Once I began progressing on the visuals I really built momentum, and after 150 pages of rough layouts I had a nagging feeling that something about the story was off. Some scenes didn’t make sense where they were, and seemed to be pleading with me to be reassigned. Other scenes, put together in order to build a particular structure, seemed too convenient, too predictable in their placement. I read again through the script and I realised something monumental.
The structure I had spent months shaping my script into did not work as the piece of writing that I felt reflected true autobiography. Its machinations, its design were too clear. Real life is not a script. Real life, while containing cause and effect, is altogether more random than a movie.
This, fortunately, ties into my research as I ask:
What are the distinctions of autobiography? Where do we draw a line in the sand and say, on this side is autobiography, on that side is fiction? How much modification can the author impose upon their life narrative before it becomes a work of fiction? Does a visible authorial management dilute the seemingly unstructured reality of real life?
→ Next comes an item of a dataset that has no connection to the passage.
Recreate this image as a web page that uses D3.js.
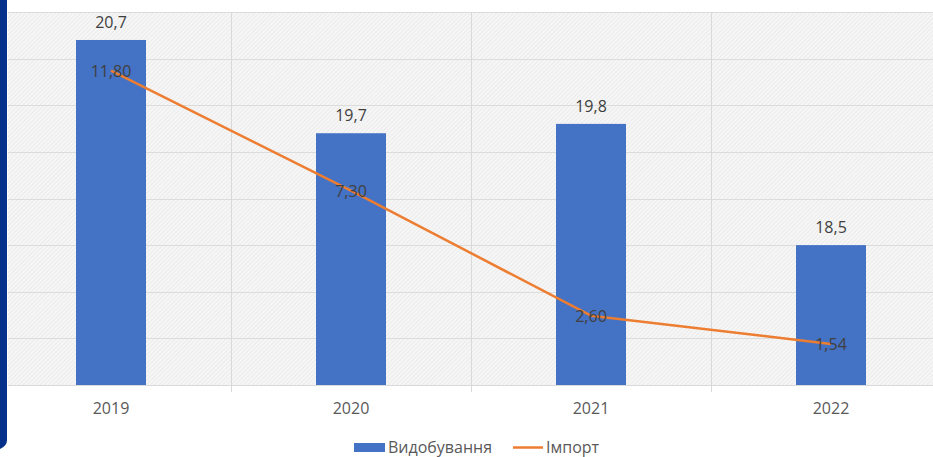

After much consideration and practical work I’ve come to the point of rearranging events only where necessary in order to enhance plot structure, and leaving the rest as it happened, in the order it happened. Having been through this process I can certainly see many benefits as a result, and looking to these structures has been vital in deciding what to include and what to leave out. There are observations as well, on how we as humans do adhere to certain patterns of story. We all have moral and psychological weaknesses. We all have needs that must met in order to overcome these weaknesses. We all have desire, we make plans, we come to resolutions and realisations. We all have people and events in the past that haunt us like ghosts, reaching out through time to influence us. And we all have antagonists, battles, and new equilibriums.
It’s an amazing thing, how story reflects life, and I don’t regret the last year and a half of story research one little bit.